Task brief:
Will you output all of the data below exactly, omitting the images?

---------- Extracted entries

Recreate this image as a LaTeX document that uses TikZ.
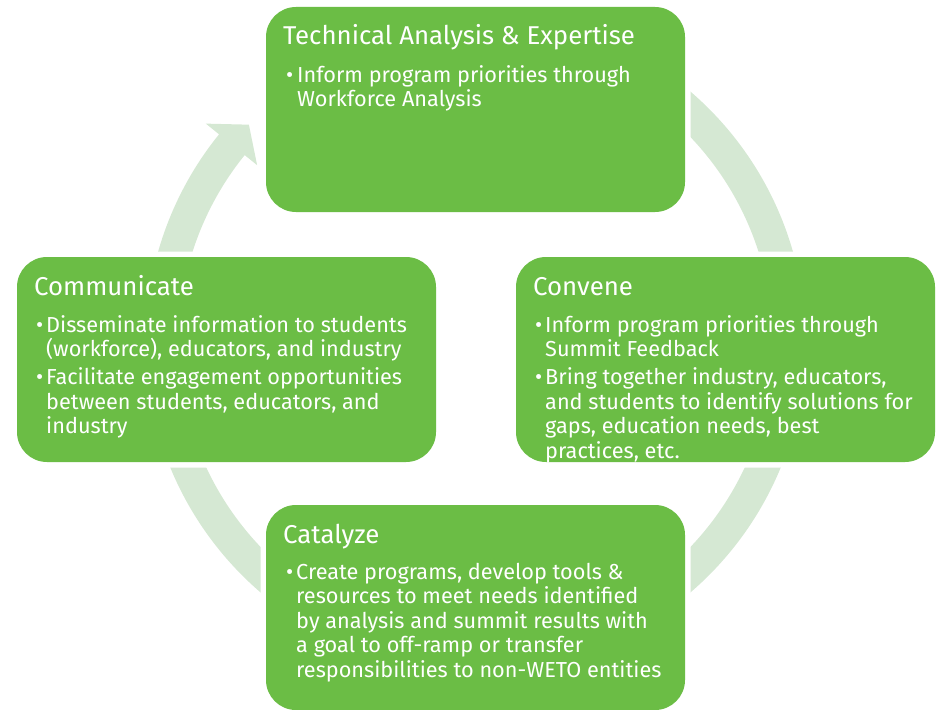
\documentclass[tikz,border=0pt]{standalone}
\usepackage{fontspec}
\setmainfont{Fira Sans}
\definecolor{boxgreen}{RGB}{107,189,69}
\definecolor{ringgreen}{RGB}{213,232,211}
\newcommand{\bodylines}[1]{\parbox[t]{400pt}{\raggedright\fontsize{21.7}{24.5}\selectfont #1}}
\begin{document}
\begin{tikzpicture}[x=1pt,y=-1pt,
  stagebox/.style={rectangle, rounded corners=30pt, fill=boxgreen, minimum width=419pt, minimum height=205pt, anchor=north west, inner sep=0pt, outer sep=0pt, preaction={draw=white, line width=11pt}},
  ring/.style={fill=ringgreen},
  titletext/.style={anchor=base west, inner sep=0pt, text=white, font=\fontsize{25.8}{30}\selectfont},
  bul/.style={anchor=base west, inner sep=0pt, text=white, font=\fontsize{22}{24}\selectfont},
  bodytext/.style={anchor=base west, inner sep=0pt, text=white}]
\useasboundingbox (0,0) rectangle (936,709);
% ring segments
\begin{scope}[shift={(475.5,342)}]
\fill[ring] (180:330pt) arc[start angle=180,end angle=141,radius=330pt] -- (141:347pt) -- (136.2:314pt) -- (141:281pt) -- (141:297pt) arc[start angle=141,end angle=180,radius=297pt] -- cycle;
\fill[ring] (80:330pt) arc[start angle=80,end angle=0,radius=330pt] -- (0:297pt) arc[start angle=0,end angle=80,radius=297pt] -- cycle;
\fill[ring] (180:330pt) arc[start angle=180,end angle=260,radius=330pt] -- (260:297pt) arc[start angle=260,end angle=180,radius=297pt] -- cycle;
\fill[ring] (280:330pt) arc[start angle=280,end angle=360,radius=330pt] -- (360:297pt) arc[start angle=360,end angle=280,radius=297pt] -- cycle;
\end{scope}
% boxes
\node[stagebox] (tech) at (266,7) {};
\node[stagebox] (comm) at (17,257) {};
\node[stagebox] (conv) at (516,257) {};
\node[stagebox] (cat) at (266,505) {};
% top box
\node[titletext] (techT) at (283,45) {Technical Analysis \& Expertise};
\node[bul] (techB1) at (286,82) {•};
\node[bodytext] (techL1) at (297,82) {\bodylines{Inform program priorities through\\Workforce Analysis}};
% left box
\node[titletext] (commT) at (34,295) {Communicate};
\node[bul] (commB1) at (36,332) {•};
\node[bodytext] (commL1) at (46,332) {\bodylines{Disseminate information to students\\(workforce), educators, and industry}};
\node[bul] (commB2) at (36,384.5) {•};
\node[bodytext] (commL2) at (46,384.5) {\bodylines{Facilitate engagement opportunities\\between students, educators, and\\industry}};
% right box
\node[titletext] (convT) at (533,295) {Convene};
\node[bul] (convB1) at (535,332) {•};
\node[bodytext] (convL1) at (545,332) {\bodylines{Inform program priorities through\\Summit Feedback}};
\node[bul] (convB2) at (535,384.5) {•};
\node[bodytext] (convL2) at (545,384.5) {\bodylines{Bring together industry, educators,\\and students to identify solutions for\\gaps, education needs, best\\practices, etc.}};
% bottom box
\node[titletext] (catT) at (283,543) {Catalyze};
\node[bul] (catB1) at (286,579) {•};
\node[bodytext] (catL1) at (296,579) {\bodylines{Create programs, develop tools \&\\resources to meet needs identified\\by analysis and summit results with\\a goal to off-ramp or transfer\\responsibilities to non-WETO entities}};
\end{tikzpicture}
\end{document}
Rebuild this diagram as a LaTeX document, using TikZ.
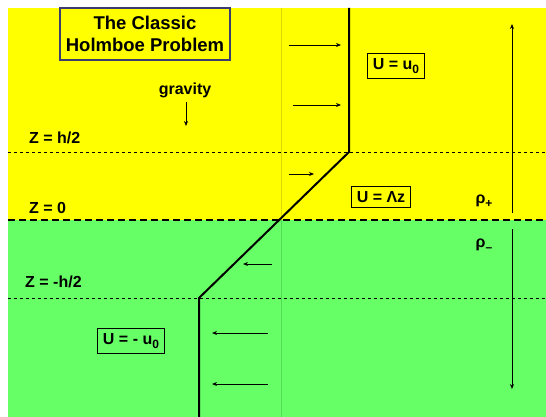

--------------------

Response:
Recreate this image as a LaTeX document that uses TikZ.
\documentclass[tikz,border=0pt]{standalone}
\usepackage{fontspec}
\setmainfont{Fira Sans}
\definecolor{boxgreen}{RGB}{107,189,69}
\definecolor{ringgreen}{RGB}{213,232,211}
\newcommand{\bodylines}[1]{\parbox[t]{400pt}{\raggedright\fontsize{21.7}{24.5}\selectfont #1}}
\begin{document}
\begin{tikzpicture}[x=1pt,y=-1pt,
  stagebox/.style={rectangle, rounded corners=30pt, fill=boxgreen, minimum width=419pt, minimum height=205pt, anchor=north west, inner sep=0pt, outer sep=0pt, preaction={draw=white, line width=11pt}},
  ring/.style={fill=ringgreen},
  titletext/.style={anchor=base west, inner sep=0pt, text=white, font=\fontsize{25.8}{30}\selectfont},
  bul/.style={anchor=base west, inner sep=0pt, text=white, font=\fontsize{22}{24}\selectfont},
  bodytext/.style={anchor=base west, inner sep=0pt, text=white}]
\useasboundingbox (0,0) rectangle (936,709);
% ring segments
\begin{scope}[shift={(475.5,342)}]
\fill[ring] (180:330pt) arc[start angle=180,end angle=141,radius=330pt] -- (141:347pt) -- (136.2:314pt) -- (141:281pt) -- (141:297pt) arc[start angle=141,end angle=180,radius=297pt] -- cycle;
\fill[ring] (80:330pt) arc[start angle=80,end angle=0,radius=330pt] -- (0:297pt) arc[start angle=0,end angle=80,radius=297pt] -- cycle;
\fill[ring] (180:330pt) arc[start angle=180,end angle=260,radius=330pt] -- (260:297pt) arc[start angle=260,end angle=180,radius=297pt] -- cycle;
\fill[ring] (280:330pt) arc[start angle=280,end angle=360,radius=330pt] -- (360:297pt) arc[start angle=360,end angle=280,radius=297pt] -- cycle;
\end{scope}
% boxes
\node[stagebox] (tech) at (266,7) {};
\node[stagebox] (comm) at (17,257) {};
\node[stagebox] (conv) at (516,257) {};
\node[stagebox] (cat) at (266,505) {};
% top box
\node[titletext] (techT) at (283,45) {Technical Analysis \& Expertise};
\node[bul] (techB1) at (286,82) {•};
\node[bodytext] (techL1) at (297,82) {\bodylines{Inform program priorities through\\Workforce Analysis}};
% left box
\node[titletext] (commT) at (34,295) {Communicate};
\node[bul] (commB1) at (36,332) {•};
\node[bodytext] (commL1) at (46,332) {\bodylines{Disseminate information to students\\(workforce), educators, and industry}};
\node[bul] (commB2) at (36,384.5) {•};
\node[bodytext] (commL2) at (46,384.5) {\bodylines{Facilitate engagement opportunities\\between students, educators, and\\industry}};
% right box
\node[titletext] (convT) at (533,295) {Convene};
\node[bul] (convB1) at (535,332) {•};
\node[bodytext] (convL1) at (545,332) {\bodylines{Inform program priorities through\\Summit Feedback}};
\node[bul] (convB2) at (535,384.5) {•};
\node[bodytext] (convL2) at (545,384.5) {\bodylines{Bring together industry, educators,\\and students to identify solutions for\\gaps, education needs, best\\practices, etc.}};
% bottom box
\node[titletext] (catT) at (283,543) {Catalyze};
\node[bul] (catB1) at (286,579) {•};
\node[bodytext] (catL1) at (296,579) {\bodylines{Create programs, develop tools \&\\resources to meet needs identified\\by analysis and summit results with\\a goal to off-ramp or transfer\\responsibilities to non-WETO entities}};
\end{tikzpicture}
\end{document}
Rebuild this diagram as a LaTeX document, using TikZ.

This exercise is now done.